_The request_
The lines from the top of the material below through the line containing "0.030, 0.023, 0.022]" are to be printed exactly, with pictures omitted.

--- start of Information provided ---

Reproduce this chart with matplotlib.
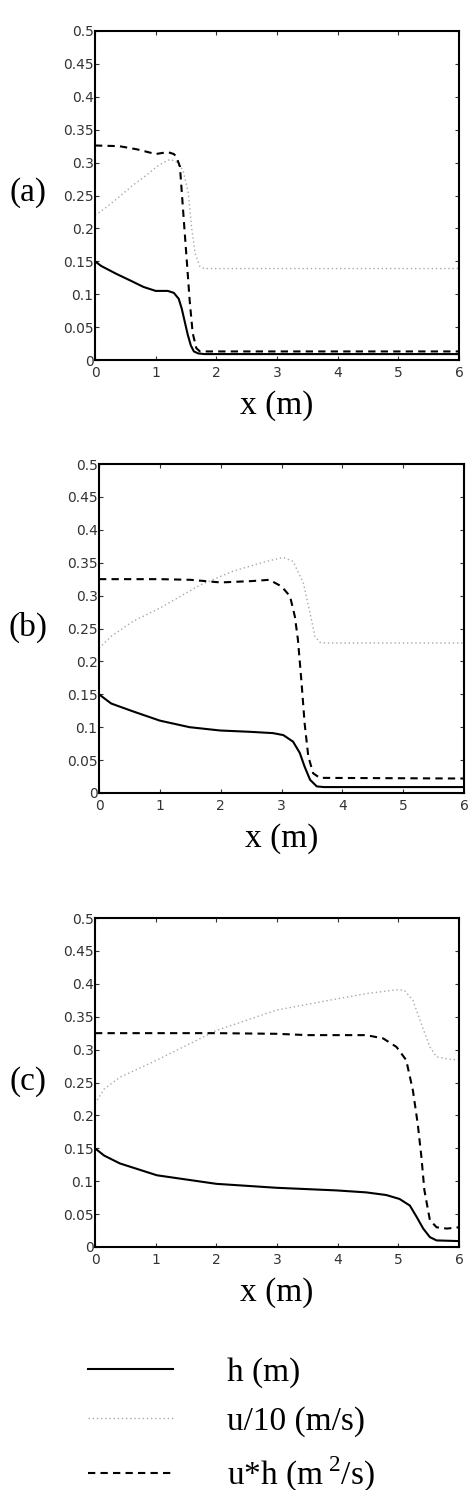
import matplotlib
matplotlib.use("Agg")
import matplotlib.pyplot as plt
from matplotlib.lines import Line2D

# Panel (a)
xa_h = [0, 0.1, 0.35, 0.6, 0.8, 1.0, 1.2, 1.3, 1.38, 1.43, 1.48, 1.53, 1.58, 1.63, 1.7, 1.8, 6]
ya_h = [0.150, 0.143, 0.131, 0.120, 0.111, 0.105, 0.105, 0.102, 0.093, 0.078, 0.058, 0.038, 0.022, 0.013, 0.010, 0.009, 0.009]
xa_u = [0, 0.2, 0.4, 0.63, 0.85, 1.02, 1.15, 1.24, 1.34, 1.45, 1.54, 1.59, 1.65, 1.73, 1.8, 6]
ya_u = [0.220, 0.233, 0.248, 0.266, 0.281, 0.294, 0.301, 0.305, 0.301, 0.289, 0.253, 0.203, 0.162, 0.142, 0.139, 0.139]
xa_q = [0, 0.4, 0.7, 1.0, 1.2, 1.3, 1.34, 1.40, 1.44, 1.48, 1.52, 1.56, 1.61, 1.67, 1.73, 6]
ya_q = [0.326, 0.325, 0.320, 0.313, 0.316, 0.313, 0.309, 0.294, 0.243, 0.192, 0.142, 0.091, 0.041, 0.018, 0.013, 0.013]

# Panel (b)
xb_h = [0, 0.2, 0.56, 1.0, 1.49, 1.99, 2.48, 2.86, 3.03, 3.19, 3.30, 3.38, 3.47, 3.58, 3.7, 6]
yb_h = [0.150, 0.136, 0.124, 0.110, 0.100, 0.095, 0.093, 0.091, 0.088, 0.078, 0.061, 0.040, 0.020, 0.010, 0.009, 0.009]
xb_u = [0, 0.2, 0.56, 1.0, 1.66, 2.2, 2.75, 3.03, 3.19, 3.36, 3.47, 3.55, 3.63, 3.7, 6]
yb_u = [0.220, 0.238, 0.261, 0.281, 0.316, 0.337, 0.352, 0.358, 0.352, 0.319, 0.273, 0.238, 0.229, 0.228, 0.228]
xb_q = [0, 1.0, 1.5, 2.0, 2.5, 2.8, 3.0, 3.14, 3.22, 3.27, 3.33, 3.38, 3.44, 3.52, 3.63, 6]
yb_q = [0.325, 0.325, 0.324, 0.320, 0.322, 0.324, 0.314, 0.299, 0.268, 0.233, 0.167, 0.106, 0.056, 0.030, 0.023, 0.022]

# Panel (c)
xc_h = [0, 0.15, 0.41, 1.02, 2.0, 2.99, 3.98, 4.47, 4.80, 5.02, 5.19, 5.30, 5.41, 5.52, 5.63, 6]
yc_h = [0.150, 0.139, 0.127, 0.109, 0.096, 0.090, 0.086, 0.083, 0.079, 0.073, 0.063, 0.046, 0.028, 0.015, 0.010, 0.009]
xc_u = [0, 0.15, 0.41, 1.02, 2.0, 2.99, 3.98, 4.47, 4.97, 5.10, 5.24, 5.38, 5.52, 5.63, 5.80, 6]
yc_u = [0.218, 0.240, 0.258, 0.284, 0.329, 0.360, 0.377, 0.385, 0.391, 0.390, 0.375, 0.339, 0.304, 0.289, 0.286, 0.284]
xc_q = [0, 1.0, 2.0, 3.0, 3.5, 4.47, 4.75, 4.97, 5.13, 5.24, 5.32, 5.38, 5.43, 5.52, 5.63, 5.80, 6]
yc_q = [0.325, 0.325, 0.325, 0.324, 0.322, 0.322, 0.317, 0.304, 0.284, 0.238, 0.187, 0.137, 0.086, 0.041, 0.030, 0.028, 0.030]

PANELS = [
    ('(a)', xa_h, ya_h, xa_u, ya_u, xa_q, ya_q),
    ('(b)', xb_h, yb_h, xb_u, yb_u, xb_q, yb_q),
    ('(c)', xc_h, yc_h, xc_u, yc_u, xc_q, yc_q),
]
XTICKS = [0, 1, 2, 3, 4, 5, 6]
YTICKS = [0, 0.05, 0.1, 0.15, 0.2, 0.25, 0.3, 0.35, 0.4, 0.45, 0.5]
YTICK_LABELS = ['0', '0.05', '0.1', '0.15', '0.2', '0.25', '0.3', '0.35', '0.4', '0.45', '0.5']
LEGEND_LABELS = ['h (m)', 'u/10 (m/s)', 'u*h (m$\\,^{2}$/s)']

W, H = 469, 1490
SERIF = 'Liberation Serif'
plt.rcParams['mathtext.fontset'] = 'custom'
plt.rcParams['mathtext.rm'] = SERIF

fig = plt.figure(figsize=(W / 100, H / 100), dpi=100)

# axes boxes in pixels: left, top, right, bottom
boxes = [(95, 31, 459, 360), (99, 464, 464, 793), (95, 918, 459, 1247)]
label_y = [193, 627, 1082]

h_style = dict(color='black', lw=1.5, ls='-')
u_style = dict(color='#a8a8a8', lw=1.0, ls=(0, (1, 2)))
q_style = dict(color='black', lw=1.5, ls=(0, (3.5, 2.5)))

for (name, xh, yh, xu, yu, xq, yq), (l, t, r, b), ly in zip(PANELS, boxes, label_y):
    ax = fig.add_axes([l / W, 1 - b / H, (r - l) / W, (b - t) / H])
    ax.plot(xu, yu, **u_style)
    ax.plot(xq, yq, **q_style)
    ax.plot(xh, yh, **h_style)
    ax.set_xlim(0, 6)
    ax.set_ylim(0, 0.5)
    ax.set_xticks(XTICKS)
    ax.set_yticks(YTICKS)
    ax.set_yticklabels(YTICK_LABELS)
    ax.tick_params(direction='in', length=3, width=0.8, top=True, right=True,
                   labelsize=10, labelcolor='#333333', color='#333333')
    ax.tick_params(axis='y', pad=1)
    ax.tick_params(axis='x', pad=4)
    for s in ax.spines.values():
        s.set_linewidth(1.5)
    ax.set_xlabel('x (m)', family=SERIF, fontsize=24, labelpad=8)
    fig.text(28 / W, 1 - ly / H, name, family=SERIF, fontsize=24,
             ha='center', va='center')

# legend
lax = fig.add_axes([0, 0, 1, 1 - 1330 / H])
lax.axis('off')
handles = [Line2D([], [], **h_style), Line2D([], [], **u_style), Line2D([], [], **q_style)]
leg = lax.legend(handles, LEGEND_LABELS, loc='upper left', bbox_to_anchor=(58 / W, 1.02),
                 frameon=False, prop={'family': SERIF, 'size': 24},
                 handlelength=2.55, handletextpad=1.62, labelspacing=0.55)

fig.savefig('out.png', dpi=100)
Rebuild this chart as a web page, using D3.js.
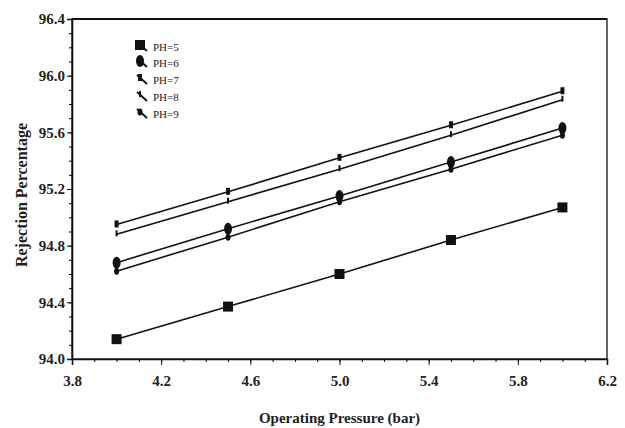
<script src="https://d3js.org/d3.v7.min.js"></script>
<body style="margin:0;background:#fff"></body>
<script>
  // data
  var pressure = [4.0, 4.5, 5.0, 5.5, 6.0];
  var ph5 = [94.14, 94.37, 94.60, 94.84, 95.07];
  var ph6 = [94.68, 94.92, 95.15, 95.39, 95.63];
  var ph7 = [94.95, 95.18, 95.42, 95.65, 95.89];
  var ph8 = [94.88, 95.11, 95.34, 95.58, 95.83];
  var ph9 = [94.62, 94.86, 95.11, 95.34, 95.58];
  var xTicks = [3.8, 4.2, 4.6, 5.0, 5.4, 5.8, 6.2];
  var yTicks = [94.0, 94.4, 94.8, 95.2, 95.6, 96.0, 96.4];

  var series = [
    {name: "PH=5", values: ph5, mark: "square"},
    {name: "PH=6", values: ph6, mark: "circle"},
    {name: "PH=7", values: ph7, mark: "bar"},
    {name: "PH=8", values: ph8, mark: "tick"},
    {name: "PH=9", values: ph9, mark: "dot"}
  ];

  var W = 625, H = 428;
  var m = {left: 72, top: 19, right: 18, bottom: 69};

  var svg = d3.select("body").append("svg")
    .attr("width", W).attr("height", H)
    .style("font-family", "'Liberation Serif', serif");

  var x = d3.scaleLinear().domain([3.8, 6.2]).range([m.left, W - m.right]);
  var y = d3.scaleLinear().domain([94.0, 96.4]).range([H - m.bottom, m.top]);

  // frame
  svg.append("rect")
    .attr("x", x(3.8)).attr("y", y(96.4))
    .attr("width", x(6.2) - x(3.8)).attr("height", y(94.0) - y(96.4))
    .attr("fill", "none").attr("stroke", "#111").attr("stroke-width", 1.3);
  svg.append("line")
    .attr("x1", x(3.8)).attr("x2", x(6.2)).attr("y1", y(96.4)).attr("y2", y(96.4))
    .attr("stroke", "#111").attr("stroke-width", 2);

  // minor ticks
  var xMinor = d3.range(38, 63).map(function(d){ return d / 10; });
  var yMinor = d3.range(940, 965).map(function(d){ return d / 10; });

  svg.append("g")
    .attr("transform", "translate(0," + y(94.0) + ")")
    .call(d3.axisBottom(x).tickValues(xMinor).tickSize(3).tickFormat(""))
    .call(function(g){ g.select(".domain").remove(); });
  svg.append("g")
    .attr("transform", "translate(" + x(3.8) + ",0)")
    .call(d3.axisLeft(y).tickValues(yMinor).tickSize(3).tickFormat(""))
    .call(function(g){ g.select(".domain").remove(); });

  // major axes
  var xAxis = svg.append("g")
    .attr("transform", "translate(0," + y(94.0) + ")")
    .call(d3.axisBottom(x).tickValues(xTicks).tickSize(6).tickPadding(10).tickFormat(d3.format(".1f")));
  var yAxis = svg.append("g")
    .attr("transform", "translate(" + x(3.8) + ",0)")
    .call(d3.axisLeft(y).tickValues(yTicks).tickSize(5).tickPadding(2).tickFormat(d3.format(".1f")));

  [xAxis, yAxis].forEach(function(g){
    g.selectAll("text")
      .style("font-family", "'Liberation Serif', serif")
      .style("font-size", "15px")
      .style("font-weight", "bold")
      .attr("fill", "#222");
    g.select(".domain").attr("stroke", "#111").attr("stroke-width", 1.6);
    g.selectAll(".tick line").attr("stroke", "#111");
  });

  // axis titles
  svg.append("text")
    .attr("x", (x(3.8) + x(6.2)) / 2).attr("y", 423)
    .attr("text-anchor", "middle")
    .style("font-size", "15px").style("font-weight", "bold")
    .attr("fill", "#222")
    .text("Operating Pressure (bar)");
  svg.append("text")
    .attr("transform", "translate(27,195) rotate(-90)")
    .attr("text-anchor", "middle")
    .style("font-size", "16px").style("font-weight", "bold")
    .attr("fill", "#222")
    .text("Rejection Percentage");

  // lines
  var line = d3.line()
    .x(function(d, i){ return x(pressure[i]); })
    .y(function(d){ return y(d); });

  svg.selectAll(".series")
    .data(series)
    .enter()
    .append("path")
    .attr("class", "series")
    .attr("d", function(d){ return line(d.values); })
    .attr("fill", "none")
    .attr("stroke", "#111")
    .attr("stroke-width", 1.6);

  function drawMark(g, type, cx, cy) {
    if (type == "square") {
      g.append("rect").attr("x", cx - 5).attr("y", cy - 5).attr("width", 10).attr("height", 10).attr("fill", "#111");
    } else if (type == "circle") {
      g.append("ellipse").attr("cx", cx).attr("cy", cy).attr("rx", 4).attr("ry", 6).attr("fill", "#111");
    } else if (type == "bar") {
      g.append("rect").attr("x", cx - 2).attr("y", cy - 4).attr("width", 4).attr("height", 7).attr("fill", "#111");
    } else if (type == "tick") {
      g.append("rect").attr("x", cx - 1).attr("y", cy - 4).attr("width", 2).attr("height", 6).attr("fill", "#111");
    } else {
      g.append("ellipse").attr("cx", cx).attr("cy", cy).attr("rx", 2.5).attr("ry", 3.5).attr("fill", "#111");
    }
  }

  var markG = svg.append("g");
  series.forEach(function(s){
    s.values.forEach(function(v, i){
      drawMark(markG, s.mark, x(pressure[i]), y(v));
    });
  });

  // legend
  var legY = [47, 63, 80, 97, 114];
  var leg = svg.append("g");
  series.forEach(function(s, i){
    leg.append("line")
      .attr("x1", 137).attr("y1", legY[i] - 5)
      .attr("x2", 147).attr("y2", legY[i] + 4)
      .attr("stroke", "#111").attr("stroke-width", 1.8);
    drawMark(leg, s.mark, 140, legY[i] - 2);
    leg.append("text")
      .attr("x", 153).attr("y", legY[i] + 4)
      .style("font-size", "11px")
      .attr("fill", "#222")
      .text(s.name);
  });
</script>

--- end of Information provided ---

_Written answer_
Reproduce this chart with matplotlib.
import matplotlib
matplotlib.use("Agg")
import matplotlib.pyplot as plt
from matplotlib.lines import Line2D

# Panel (a)
xa_h = [0, 0.1, 0.35, 0.6, 0.8, 1.0, 1.2, 1.3, 1.38, 1.43, 1.48, 1.53, 1.58, 1.63, 1.7, 1.8, 6]
ya_h = [0.150, 0.143, 0.131, 0.120, 0.111, 0.105, 0.105, 0.102, 0.093, 0.078, 0.058, 0.038, 0.022, 0.013, 0.010, 0.009, 0.009]
xa_u = [0, 0.2, 0.4, 0.63, 0.85, 1.02, 1.15, 1.24, 1.34, 1.45, 1.54, 1.59, 1.65, 1.73, 1.8, 6]
ya_u = [0.220, 0.233, 0.248, 0.266, 0.281, 0.294, 0.301, 0.305, 0.301, 0.289, 0.253, 0.203, 0.162, 0.142, 0.139, 0.139]
xa_q = [0, 0.4, 0.7, 1.0, 1.2, 1.3, 1.34, 1.40, 1.44, 1.48, 1.52, 1.56, 1.61, 1.67, 1.73, 6]
ya_q = [0.326, 0.325, 0.320, 0.313, 0.316, 0.313, 0.309, 0.294, 0.243, 0.192, 0.142, 0.091, 0.041, 0.018, 0.013, 0.013]

# Panel (b)
xb_h = [0, 0.2, 0.56, 1.0, 1.49, 1.99, 2.48, 2.86, 3.03, 3.19, 3.30, 3.38, 3.47, 3.58, 3.7, 6]
yb_h = [0.150, 0.136, 0.124, 0.110, 0.100, 0.095, 0.093, 0.091, 0.088, 0.078, 0.061, 0.040, 0.020, 0.010, 0.009, 0.009]
xb_u = [0, 0.2, 0.56, 1.0, 1.66, 2.2, 2.75, 3.03, 3.19, 3.36, 3.47, 3.55, 3.63, 3.7, 6]
yb_u = [0.220, 0.238, 0.261, 0.281, 0.316, 0.337, 0.352, 0.358, 0.352, 0.319, 0.273, 0.238, 0.229, 0.228, 0.228]
xb_q = [0, 1.0, 1.5, 2.0, 2.5, 2.8, 3.0, 3.14, 3.22, 3.27, 3.33, 3.38, 3.44, 3.52, 3.63, 6]
yb_q = [0.325, 0.325, 0.324, 0.320, 0.322, 0.324, 0.314, 0.299, 0.268, 0.233, 0.167, 0.106, 0.056, 0.030, 0.023, 0.022]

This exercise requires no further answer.